::: TASK MATERIAL :::

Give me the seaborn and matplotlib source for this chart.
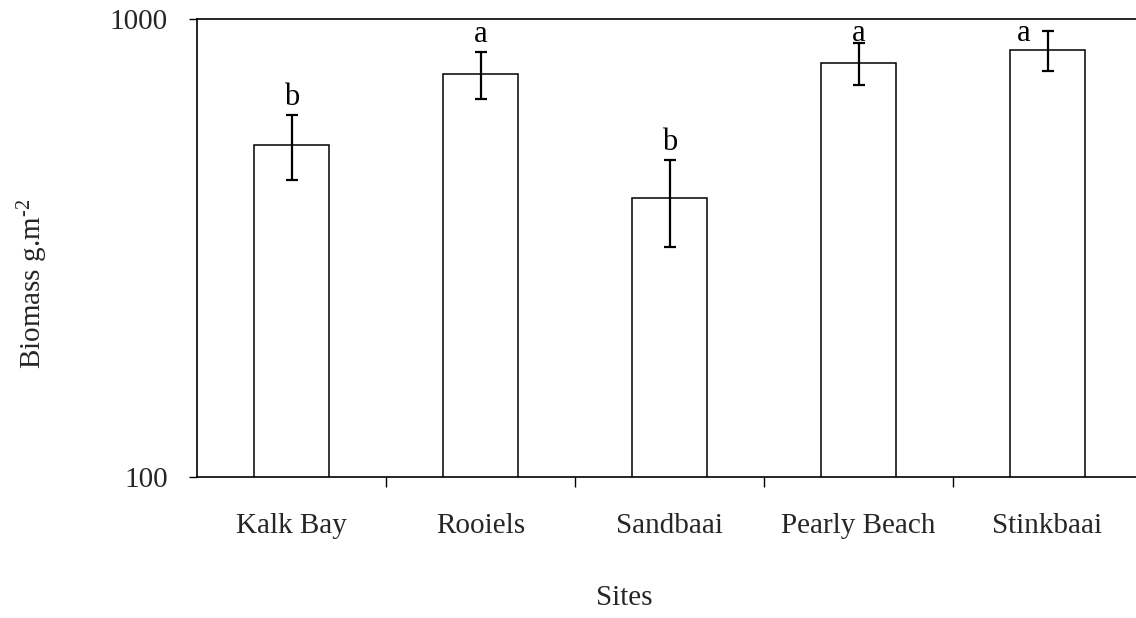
import numpy as np
import pandas as pd
import matplotlib
matplotlib.use("Agg")
import matplotlib.pyplot as plt
import seaborn as sns

# ---- data ----
sites = ["Kalk Bay", "Rooiels", "Sandbaai", "Pearly Beach", "Stinkbaai"]
biomass = [532, 760, 406, 803, 857]
err_low = [444, 670, 318, 716, 769]
err_high = [617, 848, 491, 888, 942]
letters = ["b", "a", "b", "a", "a"]
y_ticks = [100, 1000]
y_ticklabels = ["100", "1000"]

sns.set_theme(style="white")
plt.rcParams["font.family"] = ["Liberation Serif", "DejaVu Serif"]
plt.rcParams["mathtext.fontset"] = "custom"
plt.rcParams["mathtext.rm"] = "Liberation Serif"
plt.rcParams["mathtext.it"] = "Liberation Serif:italic"

FS = 21
fig = plt.figure(figsize=(11.36, 6.18), dpi=100)
ax = fig.add_axes([197 / 1136, (618 - 477) / 618, 945 / 1136, 458 / 618])

df = pd.DataFrame({"Site": sites, "Biomass": biomass})
sns.barplot(data=df, x="Site", y="Biomass", ax=ax, color="white",
            edgecolor="black", linewidth=1.1, width=0.40, saturation=1,
            errorbar=None)

ax.set_yscale("log")
ax.set_ylim(100, 1000)
ax.set_xlim(-0.5, 4.5)

means = np.array(biomass, dtype=float)
lo = means - np.array(err_low)
hi = np.array(err_high) - means
ax.errorbar(np.arange(len(sites)), means, yerr=[lo, hi], fmt="none",
            ecolor="black", elinewidth=1.6, capsize=4, capthick=1.6)

# y axis
ax.set_yticks(y_ticks)
ax.set_yticklabels(y_ticklabels)
ax.yaxis.set_minor_locator(matplotlib.ticker.NullLocator())
ax.tick_params(axis="y", which="major", left=True, direction="out",
               length=6, width=1.0, labelsize=FS, pad=15, color="black")

# x axis: labels at categories, tick marks between categories
ax.set_xticks(range(len(sites)))
ax.set_xticklabels(sites)
ax.set_xticks([i + 0.5 for i in range(len(sites) - 1)], minor=True)
ax.tick_params(axis="x", which="major", length=0, labelsize=FS, pad=26)
ax.tick_params(axis="x", which="minor", bottom=True, direction="out",
               length=7, width=1.0, color="black")

for side in ["left", "bottom", "top"]:
    ax.spines[side].set_visible(True)
    ax.spines[side].set_color("black")
    ax.spines[side].set_linewidth(1.2)
ax.spines["right"].set_visible(False)

ax.set_xlabel("Sites", fontsize=FS)
ax.xaxis.set_label_coords(0.452, -0.236)
ax.set_ylabel("Biomass g.m$^{\\mathregular{\u2010" + "2}}$", fontsize=FS)
ax.yaxis.set_label_coords(-0.156, 0.421)

# significance letters above error bars
H = ax.bbox.height
for i, (lt, top) in enumerate(zip(letters, err_high)):
    d = H * np.log10(1000.0 / top)  # pixels between err top and axes top
    base_from_top = d - 10
    dx = 0
    if base_from_top < 22:
        base_from_top = 22
    if d < 20:
        dx = -24
    dy = d - base_from_top
    ax.annotate(lt, xy=(i, top), xytext=(dx, dy), textcoords="offset pixels",
                ha="center", va="baseline", fontsize=FS + 1, color="black")

fig.savefig("out.png", dpi=100, facecolor="white")
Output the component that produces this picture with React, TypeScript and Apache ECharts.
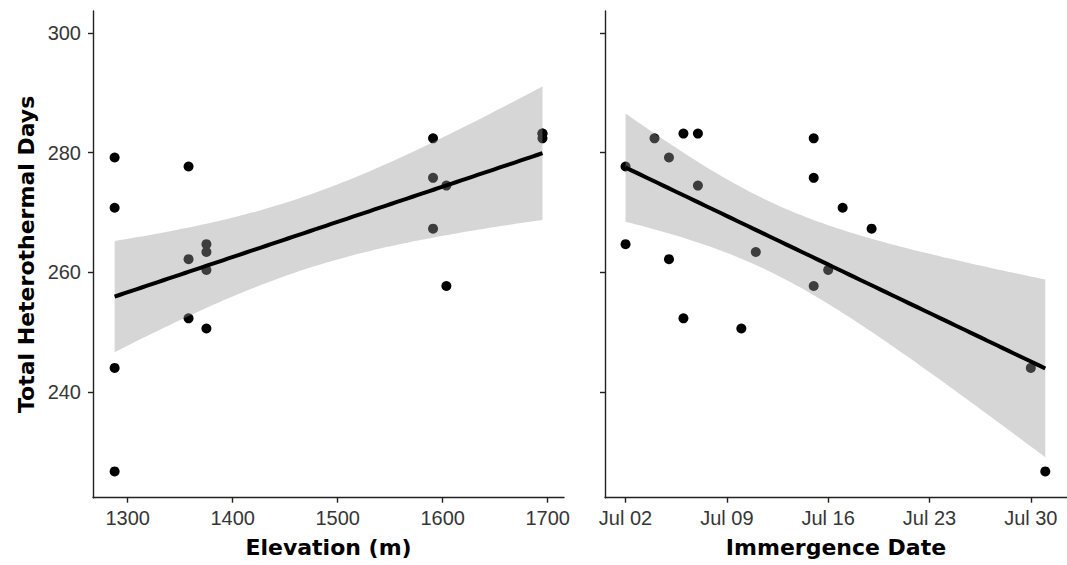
import React, { useEffect, useRef } from "react";
import * as echarts from "echarts";

// Observations (one per animal): heterothermal days, site elevation, immergence day (July)
const heteroDays = [
  279.2, 270.8, 244.0, 226.7, 277.7, 262.2, 252.3, 264.7, 263.4, 260.4,
  250.6, 282.4, 275.8, 267.3, 274.5, 257.7, 283.2, 283.2, 282.4,
];
const elevation = [
  1287.6, 1287.6, 1287.6, 1287.6, 1358, 1358, 1358, 1375, 1375, 1375,
  1375, 1590.8, 1590.8, 1590.8, 1603.5, 1603.5, 1695, 1695, 1695,
];
const immergenceDay = [
  5, 17, 30, 31, 2, 5, 6, 2, 11, 16,
  10, 4, 15, 19, 7, 15, 6, 7, 15,
];

const yTicks = [240, 260, 280, 300];
const elevTicks = [1300, 1400, 1500, 1600, 1700];
const dateTicks = [2, 9, 16, 23, 30];

const T_975_DF17 = 2.1098; // t quantile for 95% CI, n - 2 = 17 df

function fit(xs: number[], ys: number[]) {
  const n = xs.length;
  const mx = xs.reduce((a, b) => a + b, 0) / n;
  const my = ys.reduce((a, b) => a + b, 0) / n;
  let sxx = 0, sxy = 0, syy = 0;
  for (let i = 0; i < n; i++) {
    sxx += (xs[i] - mx) ** 2;
    sxy += (xs[i] - mx) * (ys[i] - my);
    syy += (ys[i] - my) ** 2;
  }
  const slope = sxy / sxx;
  const intercept = my - slope * mx;
  const s = Math.sqrt((syy - (sxy * sxy) / sxx) / (n - 2));
  const lo = Math.min(...xs), hi = Math.max(...xs);
  const line: number[][] = [];
  const upper: number[][] = [];
  const lower: number[][] = [];
  const N = 80;
  for (let k = 0; k < N; k++) {
    const x = lo + ((hi - lo) * k) / (N - 1);
    const yh = intercept + slope * x;
    const se = s * Math.sqrt(1 / n + (x - mx) ** 2 / sxx);
    line.push([x, yh]);
    upper.push([x, yh + T_975_DF17 * se]);
    lower.push([x, yh - T_975_DF17 * se]);
  }
  return { line, band: upper.concat(lower.slice().reverse()) };
}

const AX = "#222";
const LABEL = "#363636";
const FONT = "'Liberation Sans', Arial, sans-serif";
const TITLE_FONT = "'DejaVu Sans', sans-serif";

export default function App() {
  const ref = useRef<HTMLDivElement>(null);
  useEffect(() => {
    if (!ref.current) return;
    const chart = echarts.init(ref.current, undefined, { renderer: "svg" });
    const left = fit(elevation, heteroDays);
    const right = fit(immergenceDay, heteroDays);
    const pad = (v: number) => (v < 10 ? "0" + v : "" + v);

    const yAxisBase = (idx: number, showLabel: boolean) => ({
      type: "value",
      gridIndex: idx,
      min: 222.3,
      max: 303.7,
      splitLine: { show: false },
      axisLine: { show: true, onZero: false, lineStyle: { color: AX, width: 1.4 } },
      axisTick: { show: true, length: 5, lineStyle: { color: AX, width: 1.4 }, customValues: yTicks },
      axisLabel: {
        show: showLabel,
        customValues: yTicks,
        margin: 12,
        fontSize: 20,
        fontFamily: FONT,
        color: LABEL,
      },
      name: showLabel ? "Total Heterothermal Days" : "",
      nameLocation: "middle",
      nameGap: 56,
      nameTextStyle: { fontSize: 22, fontWeight: "bold", fontFamily: TITLE_FONT, color: "#000" },
    });

    const xAxisBase = (idx: number, min: number, max: number, ticks: number[], name: string, fmt: (v: number) => string) => ({
      type: "value",
      gridIndex: idx,
      min,
      max,
      splitLine: { show: false },
      axisLine: { show: true, onZero: false, lineStyle: { color: AX, width: 1.4 } },
      axisTick: { show: true, length: 5, lineStyle: { color: AX, width: 1.4 }, customValues: ticks },
      axisLabel: {
        customValues: ticks,
        margin: 10,
        fontSize: 20,
        lineHeight: 20,
        fontFamily: FONT,
        color: LABEL,
        formatter: fmt,
      },
      name,
      nameLocation: "middle",
      nameGap: 39,
      nameTextStyle: { fontSize: 22, lineHeight: 22, fontWeight: "bold", fontFamily: TITLE_FONT, color: "#000" },
    });

    const bandSeries = (idx: number, band: number[][]) => ({
      type: "custom",
      xAxisIndex: idx,
      yAxisIndex: idx,
      silent: true,
      z: 3,
      data: [band[0]],
      renderItem: (_p: any, api: any) => ({
        type: "polygon",
        shape: { points: band.map((pt) => api.coord(pt)) },
        style: { fill: "rgba(153,153,153,0.4)" },
      }),
    });

    const scatter = (idx: number, xs: number[]) => ({
      type: "scatter",
      xAxisIndex: idx,
      yAxisIndex: idx,
      z: 2,
      symbolSize: 10,
      itemStyle: { color: "#000", opacity: 1 },
      data: xs.map((x, i) => [x, heteroDays[i]]),
    });

    const fitLine = (idx: number, pts: number[][]) => ({
      type: "line",
      xAxisIndex: idx,
      yAxisIndex: idx,
      z: 4,
      showSymbol: false,
      lineStyle: { color: "#000", width: 4 },
      data: pts,
    });

    chart.setOption({
      animation: false,
      backgroundColor: "#fff",
      grid: [
        { left: 93, top: 11, width: 471, height: 486.7 },
        { left: 605, top: 11, width: 471, height: 486.7 },
      ],
      xAxis: [
        xAxisBase(0, 1267, 1715.5, elevTicks, "Elevation (m)", (v: number) => String(v)),
        xAxisBase(1, 0.58, 32.5, dateTicks, "Immergence Date", (v: number) => "Jul " + pad(v)),
      ],
      yAxis: [yAxisBase(0, true), yAxisBase(1, false)],
      series: [
        scatter(0, elevation),
        bandSeries(0, left.band),
        fitLine(0, left.line),
        scatter(1, immergenceDay),
        bandSeries(1, right.band),
        fitLine(1, right.line),
      ],
    });
    return () => chart.dispose();
  }, []);
  return (
    <div
      ref={ref}
      style={{ position: "fixed", left: 0, top: 0, width: 1067, height: 565, background: "#fff" }}
    />
  );
}
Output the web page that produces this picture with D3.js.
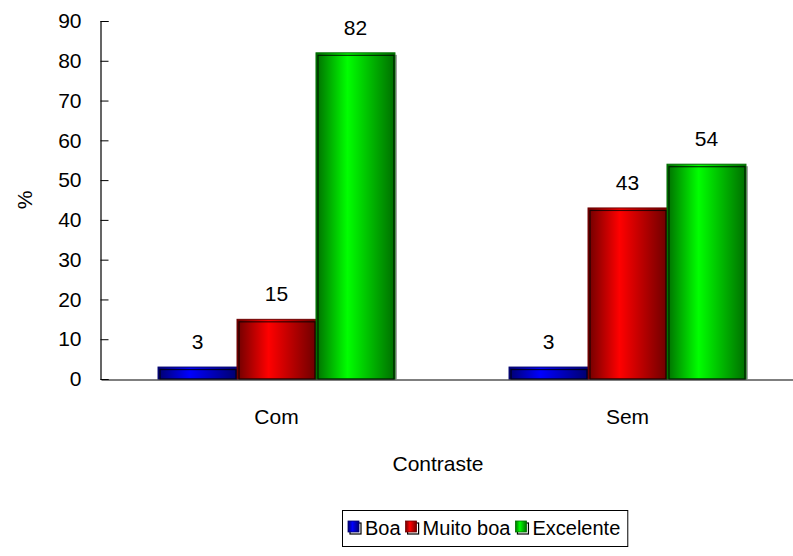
<!DOCTYPE html>
<html>
<head>
<meta charset="utf-8">
<script src="https://cdn.jsdelivr.net/npm/d3@7"></script>
<style>
  html, body { margin: 0; padding: 0; background: #fff; }
  svg { display: block; font-family: "Liberation Sans", Arial, sans-serif; }
</style>
</head>
<body>
<svg id="chart" width="793" height="556"></svg>
<script>
// Avaliação por contraste (%)
const categories = ["Com", "Sem"];
const seriesNames = ["Boa", "Muito boa", "Excelente"];
const boa = [3, 3];
const muitoBoa = [15, 43];
const excelente = [82, 54];
const yTicks = [0, 10, 20, 30, 40, 50, 60, 70, 80, 90];
const xTitle = "Contraste";
const yTitle = "%";

const seriesValues = [boa, muitoBoa, excelente];
const palette = [
  { dark: "#00006e", mid: "#0000ff", name: "blue" },
  { dark: "#6e0000", mid: "#ff0000", name: "red" },
  { dark: "#006e00", mid: "#00ff00", name: "green" }
];

const FS = 21;
const svg = d3.select("#chart");
const plot = { left: 101, right: 803, top: 21, bottom: 379 };

// Gradients giving each bar its rounded, lit look
const defs = svg.append("defs");
palette.forEach(p => {
  const g = defs.append("linearGradient")
    .attr("id", "grad-" + p.name)
    .attr("x1", "0%").attr("x2", "100%").attr("y1", "0%").attr("y2", "0%");
  g.append("stop").attr("offset", "0%").attr("stop-color", p.dark);
  g.append("stop").attr("offset", "40%").attr("stop-color", p.mid);
  g.append("stop").attr("offset", "100%").attr("stop-color", p.dark);
});

const x0 = d3.scaleBand()
  .domain(categories)
  .range([plot.left, plot.right])
  .paddingInner(0.325)
  .paddingOuter(0.1625);

const x1 = d3.scaleBand()
  .domain(seriesNames)
  .range([0, x0.bandwidth()]);

const y = d3.scaleLinear()
  .domain([0, 90])
  .range([plot.bottom, plot.top]);

// Bars
const rows = [];
categories.forEach((c, ci) => {
  seriesNames.forEach((s, si) => {
    rows.push({ cat: c, series: s, si, value: seriesValues[si][ci] });
  });
});

const bars = svg.append("g").attr("class", "bars");

// grey shadow on the right side of each bar
bars.selectAll("rect.shadow")
  .data(rows)
  .join("rect")
  .attr("class", "shadow")
  .attr("x", d => x0(d.cat) + x1(d.series) + 2)
  .attr("y", d => y(d.value) + 2)
  .attr("width", x1.bandwidth())
  .attr("height", d => plot.bottom - y(d.value) - 2)
  .attr("fill", "#a0a0a0");

bars.selectAll("rect.bar")
  .data(rows)
  .join("rect")
  .attr("class", "bar")
  .attr("x", d => x0(d.cat) + x1(d.series))
  .attr("y", d => y(d.value))
  .attr("width", x1.bandwidth())
  .attr("height", d => plot.bottom - y(d.value))
  .attr("fill", d => `url(#grad-${palette[d.si].name})`)
  .attr("stroke", d => palette[d.si].dark)
  .attr("stroke-width", 1);

// dark inner rim
bars.selectAll("rect.rim")
  .data(rows)
  .join("rect")
  .attr("class", "rim")
  .attr("x", d => x0(d.cat) + x1(d.series) + 2)
  .attr("y", d => y(d.value) + 2.5)
  .attr("width", x1.bandwidth() - 3)
  .attr("height", d => Math.max(0, plot.bottom - y(d.value) - 2.5))
  .attr("fill", "none")
  .attr("stroke", "#000")
  .attr("stroke-opacity", 0.75)
  .attr("stroke-width", 1.2);

// Value labels
svg.append("g").selectAll("text")
  .data(rows)
  .join("text")
  .attr("x", d => x0(d.cat) + x1(d.series) + x1.bandwidth() / 2)
  .attr("y", d => y(d.value) - 18)
  .attr("text-anchor", "middle")
  .attr("font-size", FS)
  .attr("fill", "#000")
  .text(d => d.value);

// Y axis with ticks pointing into the plot
const yAxis = d3.axisLeft(y)
  .tickValues(yTicks)
  .tickSize(-8)
  .tickPadding(19)
  .tickFormat(d3.format("d"));

const yg = svg.append("g")
  .attr("transform", `translate(${plot.left - 0.5},0)`)
  .call(yAxis);
yg.select(".domain").attr("stroke", "#000").attr("stroke-width", 1.2);
yg.selectAll(".tick line").attr("stroke", "#000");
yg.selectAll(".tick text")
  .attr("font-size", FS)
  .attr("font-family", "Liberation Sans, Arial, sans-serif")
  .attr("fill", "#000");

// X axis baseline and category labels
const xAxis = d3.axisBottom(x0).tickSize(0).tickPadding(30);
const xg = svg.append("g")
  .attr("transform", `translate(0,${plot.bottom + 0.5})`)
  .call(xAxis);
xg.select(".domain").attr("stroke", "#000").attr("stroke-width", 1.2);
xg.selectAll(".tick text")
  .attr("font-size", FS)
  .attr("font-family", "Liberation Sans, Arial, sans-serif")
  .attr("fill", "#000");

// Axis titles
svg.append("text")
  .attr("x", 438)
  .attr("y", 471)
  .attr("text-anchor", "middle")
  .attr("font-size", FS)
  .text(xTitle);

svg.append("text")
  .attr("transform", "translate(32,200) rotate(-90)")
  .attr("text-anchor", "middle")
  .attr("font-size", FS)
  .text(yTitle);

// Legend, laid out from the measured label widths
const legend = svg.append("g");
const box = legend.append("rect")
  .attr("fill", "#fff")
  .attr("stroke", "#000")
  .attr("stroke-width", 1);

const items = legend.selectAll("g.item")
  .data(seriesNames)
  .join("g")
  .attr("class", "item");

items.append("rect")
  .attr("x", 2).attr("y", 2)
  .attr("width", 11).attr("height", 11)
  .attr("fill", "none")
  .attr("stroke", "#000")
  .attr("stroke-width", 1.2);
items.append("rect")
  .attr("x", 0).attr("y", 0)
  .attr("width", 11).attr("height", 11)
  .attr("fill", (d, i) => `url(#grad-${palette[i].name})`)
  .attr("stroke", (d, i) => palette[i].dark)
  .attr("stroke-width", 0.8);
items.append("text")
  .attr("x", 17)
  .attr("y", 14)
  .attr("font-size", FS - 1)
  .text(d => d);

let cursor = 6;
items.each(function () {
  const g = d3.select(this);
  g.attr("transform", `translate(${cursor},11)`);
  cursor += 17 + g.select("text").node().getComputedTextLength() + 5;
});
const boxW = cursor + 2;
const boxX = Math.round(485 - boxW / 2);
legend.attr("transform", `translate(${boxX},510)`);
box.attr("x", 0.5).attr("y", 0.5).attr("width", boxW).attr("height", 36);
</script>
</body>
</html>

:::

_SHORT TASK_: Every line from the top of the entries through the line that holds "ax = fig.add_axes([197" is to be quoted exactly, please, and nothing else; omit the pictures.

_TASK RESULT_:
Give me the seaborn and matplotlib source for this chart.
import numpy as np
import pandas as pd
import matplotlib
matplotlib.use("Agg")
import matplotlib.pyplot as plt
import seaborn as sns

# ---- data ----
sites = ["Kalk Bay", "Rooiels", "Sandbaai", "Pearly Beach", "Stinkbaai"]
biomass = [532, 760, 406, 803, 857]
err_low = [444, 670, 318, 716, 769]
err_high = [617, 848, 491, 888, 942]
letters = ["b", "a", "b", "a", "a"]
y_ticks = [100, 1000]
y_ticklabels = ["100", "1000"]

sns.set_theme(style="white")
plt.rcParams["font.family"] = ["Liberation Serif", "DejaVu Serif"]
plt.rcParams["mathtext.fontset"] = "custom"
plt.rcParams["mathtext.rm"] = "Liberation Serif"
plt.rcParams["mathtext.it"] = "Liberation Serif:italic"

FS = 21
fig = plt.figure(figsize=(11.36, 6.18), dpi=100)
ax = fig.add_axes([197 / 1136, (618 - 477) / 618, 945 / 1136, 458 / 618])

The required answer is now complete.